AI PCs Redefine What Memory Must Do
The race to build the memory infrastructure behind AI PCs is the push by chipmakers to create high‑bandwidth, low‑latency, and power‑efficient memory architectures that can run large AI models directly on consumer computers instead of remote servers. Unlike traditional PCs that mainly juggle operating systems and standard apps, AI PCs must keep neural networks, vector databases, and real‑time inference workloads fed with data at extreme speeds. This shift is forcing memory and storage vendors to rethink how DRAM, high‑bandwidth memory, and SSDs work together on a single motherboard. PC makers now want AI PC memory solutions that can hold larger models, move data faster between CPU, GPU, NPU, and storage, and sustain on‑device AI performance without thermal throttling. As agentic AI assistants and creative tools move local, memory becomes a primary performance bottleneck—and the new battleground.
Samsung Pushes High-Bandwidth Memory Competition With HBM4E
Samsung has started shipping samples of HBM4E memory chips, positioning itself at the front of high‑bandwidth memory competition for advanced AI workloads. HBM4E is designed for stacked, wide interfaces that deliver far higher throughput than conventional DDR or LPDDR, making it well suited to GPUs and accelerators that feed AI models. While early HBM generations focused on data centers, the technology roadmap will increasingly influence AI PC designs as integrated GPUs and NPUs demand similar bandwidth characteristics. Even if HBM4E first appears in servers, its packaging techniques, power management ideas, and controller designs will filter down into consumer systems over time. For PC makers that want to run sizable local models, Samsung’s early move signals a future where premium AI PCs may adopt HBM‑like stacks or hybrid memory configurations to keep up with rapidly growing model sizes and real‑time workloads.

Micron’s Roadmap Targets Data Center and Edge AI PCs
Micron has outlined a broad AI memory and storage roadmap that aims to supply both hyperscale data centers and intelligent edge devices, including AI PCs. Although details remain high level, the strategy clearly centers on higher capacity DRAM, faster NAND, and controller optimizations that keep latency low under AI‑heavy workloads. The same core technologies that feed large training clusters—such as high‑density DRAM and high‑endurance SSDs—are being tuned for client systems that must cache, update, and serve on‑device AI models. Micron is positioning its portfolio as a continuum: from server‑grade memory and storage down to notebook‑class modules and client SSDs, all built with AI use cases in mind. For PC OEMs, this means more options to configure memory footprints and storage tiers so that local assistants, media tools, and coding agents can run without constant trips to the cloud.
Intel and Phison Extend Local Models With aiDAPTIV
Intel and Phison have introduced aiDAPTIV, a memory extension technology aimed at boosting local AI capacity on Intel Core Ultra platforms.

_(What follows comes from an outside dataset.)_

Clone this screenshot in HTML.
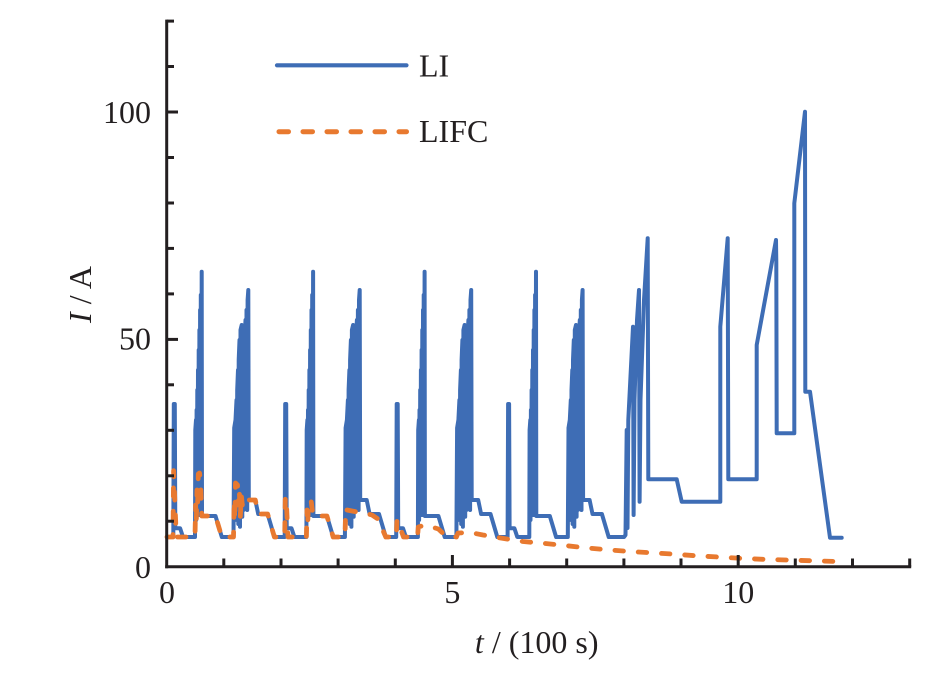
<!DOCTYPE html>
<html>
<head>
<meta charset="utf-8">
<style>
  html, body { margin: 0; padding: 0; background: #ffffff; }
  svg { display: block; }
  text { font-family: "Liberation Serif", "Times New Roman", serif; fill: #231f20; }
</style>
</head>
<body>
<svg width="939" height="680" viewBox="0 0 939 680" xmlns="http://www.w3.org/2000/svg">
  <rect x="0" y="0" width="939" height="680" fill="#ffffff"/>

  <!-- Blue LI series: 4 ECE cycles (template) -->
  <g fill="none" stroke="#3e6db5" stroke-width="4" stroke-linejoin="round" stroke-linecap="round">
    <g transform="translate(167,0)">
      <polyline points="0,537 6.3,537 6.8,404 7.8,404 8.3,528.3 13.1,528.3 16,537 28,537 28.3,430 29,420 29.2,520 29.6,410 29.9,515 30.3,390 30.6,515 31,370 31.3,515 31.7,350 32,515 32.4,330 32.7,515 33.1,310 33.4,515 33.8,295 34.1,512 34.7,271.7 35,516 48.5,516 54.8,537 66.5,537 67.2,428 68.5,420 69.5,400 69.8,520 70.2,390 71,370 71.3,524 71.7,360 72.5,340 73,526.7 73.5,330 74.7,325 75.3,516.7 75.7,370 76,357 76.5,510 77,350 77.5,505 78,330 78.5,320 79,508 79.5,310 80.2,510 80.6,300 81.3,290 81.8,500 88.3,500 91.2,514 100.6,514 107.4,537 111.4,537"/>
    </g>
    <g transform="translate(278.4,0)">
      <polyline points="0,537 6.3,537 6.8,404 7.8,404 8.3,528.3 13.1,528.3 16,537 28,537 28.3,430 29,420 29.2,520 29.6,410 29.9,515 30.3,390 30.6,515 31,370 31.3,515 31.7,350 32,515 32.4,330 32.7,515 33.1,310 33.4,515 33.8,295 34.1,512 34.7,271.7 35,516 48.5,516 54.8,537 66.5,537 67.2,428 68.5,420 69.5,400 69.8,520 70.2,390 71,370 71.3,524 71.7,360 72.5,340 73,526.7 73.5,330 74.7,325 75.3,516.7 75.7,370 76,357 76.5,510 77,350 77.5,505 78,330 78.5,320 79,508 79.5,310 80.2,510 80.6,300 81.3,290 81.8,500 88.3,500 91.2,514 100.6,514 107.4,537 111.4,537"/>
    </g>
    <g transform="translate(389.9,0)">
      <polyline points="0,537 6.3,537 6.8,404 7.8,404 8.3,528.3 13.1,528.3 16,537 28,537 28.3,430 29,420 29.2,520 29.6,410 29.9,515 30.3,390 30.6,515 31,370 31.3,515 31.7,350 32,515 32.4,330 32.7,515 33.1,310 33.4,515 33.8,295 34.1,512 34.7,271.7 35,516 48.5,516 54.8,537 66.5,537 67.2,428 68.5,420 69.5,400 69.8,520 70.2,390 71,370 71.3,524 71.7,360 72.5,340 73,526.7 73.5,330 74.7,325 75.3,516.7 75.7,370 76,357 76.5,510 77,350 77.5,505 78,330 78.5,320 79,508 79.5,310 80.2,510 80.6,300 81.3,290 81.8,500 88.3,500 91.2,514 100.6,514 107.4,537 111.4,537"/>
    </g>
    <g transform="translate(501.3,0)">
      <polyline points="0,537 6.3,537 6.8,404 7.8,404 8.3,528.3 13.1,528.3 16,537 28,537 28.3,430 29,420 29.2,520 29.6,410 29.9,515 30.3,390 30.6,515 31,370 31.3,515 31.7,350 32,515 32.4,330 32.7,515 33.1,310 33.4,515 33.8,295 34.1,512 34.7,271.7 35,516 48.5,516 54.8,537 66.5,537 67.2,428 68.5,420 69.5,400 69.8,520 70.2,390 71,370 71.3,524 71.7,360 72.5,340 73,526.7 73.5,330 74.7,325 75.3,516.7 75.7,370 76,357 76.5,510 77,350 77.5,505 78,330 78.5,320 79,508 79.5,310 80.2,510 80.6,300 81.3,290 81.8,500 88.3,500 91.2,514 100.6,514 107.4,537 111.4,537"/>
    </g>
    <!-- EUDC -->
    <polyline points="612.7,537 624,537 625.5,535 626.7,430 627.5,528 628.3,420 633,326.7 633.6,515 634.5,400 637,320 639,290 639.6,501.7 640.5,400 644,300 647.7,238.3 648.3,479.3 676.7,479.3 681.7,501.7 720.3,501.7 720.3,326.7 727.7,238.3 728.3,479.3 756.7,479.3 756.7,345 776,240 776.3,261.7 776.7,433.3 794.3,433.3 794.3,203.3 805,111.7 805.3,391.7 810,391.7 830,537.7 841.7,537.7"/>
  </g>

  <!-- Orange LIFC series -->
  <polyline fill="none" stroke="#e8792f" stroke-width="4.8" stroke-linejoin="round" stroke-linecap="round" stroke-dasharray="8.5 14.8"
    points="167,537 173,537 173.6,470.7 175,505 176.3,537 195,537 195.6,505 196.3,522 197,490 197.6,505 198.3,474 199.5,473 200.5,480 201.8,516 215.5,516 221.8,537 233.5,537 234.2,500 234.8,520 235.5,483 237.5,485 238.3,505 239.3,490 240.3,517 241.3,495 242.3,505 244,497 246,500 255.3,500 258.2,514 267.6,514 274.4,537 284.7,537 285.3,497 286.5,505 288,537 306.4,537 307,510 307.6,525 308.5,505 309.5,500 311,500 313.1,516 326.9,516 333.2,537 345,537 345.7,508 347,510 352,511 360,512.5 366.7,513.5 372,515 378,519 385.8,537 396.3,537 397,520 399,523 401,530 403.5,537 417.5,537 418.3,527 425,525 432,527 438.4,529 444.7,535 456.4,537 458,533 470,532.5 483,535 495,537 513,540 523,541.5 540,543 560,545 583,547.5 601.7,549.3 626.7,551.3 650,552.7 671.7,554 695,555.7 718,557 740,558.3 763,559.3 786.7,560 810,560.7 838,561.5"/>

  <!-- Axes -->
  <g stroke="#231f20" stroke-width="3" fill="none">
    <line x1="166.7" y1="19.6" x2="166.7" y2="568.2"/>
    <line x1="165.2" y1="566.7" x2="911.2" y2="566.7"/>
    <!-- y ticks -->
    <line x1="166.7" y1="21.1" x2="174" y2="21.1"/>
    <line x1="166.7" y1="66.5" x2="174" y2="66.5"/>
    <line x1="166.7" y1="112" x2="178" y2="112"/>
    <line x1="166.7" y1="157.5" x2="174" y2="157.5"/>
    <line x1="166.7" y1="203" x2="174" y2="203"/>
    <line x1="166.7" y1="248.4" x2="174" y2="248.4"/>
    <line x1="166.7" y1="293.9" x2="174" y2="293.9"/>
    <line x1="166.7" y1="339.4" x2="178" y2="339.4"/>
    <line x1="166.7" y1="384.8" x2="174" y2="384.8"/>
    <line x1="166.7" y1="430.3" x2="174" y2="430.3"/>
    <line x1="166.7" y1="475.8" x2="174" y2="475.8"/>
    <line x1="166.7" y1="521.2" x2="174" y2="521.2"/>
    <!-- x ticks -->
    <line x1="223.8" y1="566.7" x2="223.8" y2="558.5"/>
    <line x1="281" y1="566.7" x2="281" y2="558.5"/>
    <line x1="338.1" y1="566.7" x2="338.1" y2="558.5"/>
    <line x1="395.3" y1="566.7" x2="395.3" y2="558.5"/>
    <line x1="452.4" y1="566.7" x2="452.4" y2="555"/>
    <line x1="509.6" y1="566.7" x2="509.6" y2="558.5"/>
    <line x1="566.7" y1="566.7" x2="566.7" y2="558.5"/>
    <line x1="623.9" y1="566.7" x2="623.9" y2="558.5"/>
    <line x1="681" y1="566.7" x2="681" y2="558.5"/>
    <line x1="738.2" y1="566.7" x2="738.2" y2="555"/>
    <line x1="795.3" y1="566.7" x2="795.3" y2="558.5"/>
    <line x1="852.5" y1="566.7" x2="852.5" y2="558.5"/>
    <line x1="909.7" y1="566.7" x2="909.7" y2="558.5"/>
  </g>

  <!-- Tick labels -->
  <g font-size="32">
    <text x="151" y="123" text-anchor="end">100</text>
    <text x="151" y="349.5" text-anchor="end">50</text>
    <text x="151" y="578" text-anchor="end">0</text>
    <text x="167" y="603" text-anchor="middle">0</text>
    <text x="452.4" y="603" text-anchor="middle">5</text>
    <text x="738.2" y="603" text-anchor="middle">10</text>
  </g>

  <!-- Axis titles -->
  <text font-size="32" x="536.7" y="653" text-anchor="middle"><tspan font-style="italic">t</tspan> / (100 s)</text>
  <text font-size="32" transform="translate(91,294.5) rotate(-90)" text-anchor="middle"><tspan font-style="italic">I</tspan> / A</text>

  <!-- Legend -->
  <line x1="277" y1="65.3" x2="406.5" y2="65.3" stroke="#3e6db5" stroke-width="4.2" stroke-linecap="round"/>
  <line x1="279" y1="131.7" x2="406.5" y2="131.7" stroke="#e8792f" stroke-width="5" stroke-linecap="round" stroke-dasharray="9.5 14.5"/>
  <text font-size="32" x="419" y="76.7">LI</text>
  <text font-size="32" x="419" y="142">LIFC</text>
</svg>
</body>
</html>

Instead of relying only on installed DRAM, aiDAPTIV coordinates with Phison‑based SSDs to treat fast storage as an extended memory pool for AI workloads. This approach lets systems host larger local models than DRAM alone could reasonably support, improving on‑device AI performance for tasks such as generative content, productivity agents, and offline assistants. According to Phison, aiDAPTIV is designed to work closely with Intel’s AI PC platform so that data movement between DRAM and SSD is optimized for inference patterns instead of generic file access. While it cannot match pure DRAM speeds, intelligent caching and prefetching allow many AI tasks to feel smoother, signaling a new class of storage‑aware AI PC memory solutions.

Agentic AI Workloads Drive a New Memory Architecture Race
As agentic AI workloads spread—personal copilots that schedule, summarize, generate, and coordinate apps locally—PC makers are demanding specialized memory blueprints rather than generic modules. The emerging pattern pairs high‑bandwidth memory close to compute engines, large DRAM pools for active context, and SSDs tuned for AI‑heavy read‑write behavior. Samsung’s HBM4E samples highlight how bandwidth is becoming a strategic weapon, while Micron’s roadmap shows capacity and endurance scaling in parallel. Intel and Phison’s aiDAPTIV adds a third dimension: software‑defined extension that blurs the line between memory and storage. Together, these moves mark a transition from component‑level specs to system‑level AI PC memory solutions. The winners in this race will be the vendors that can coordinate DRAM, HBM, and SSDs so AI PCs feel responsive, private, and reliable—even as local models grow far beyond today’s footprints.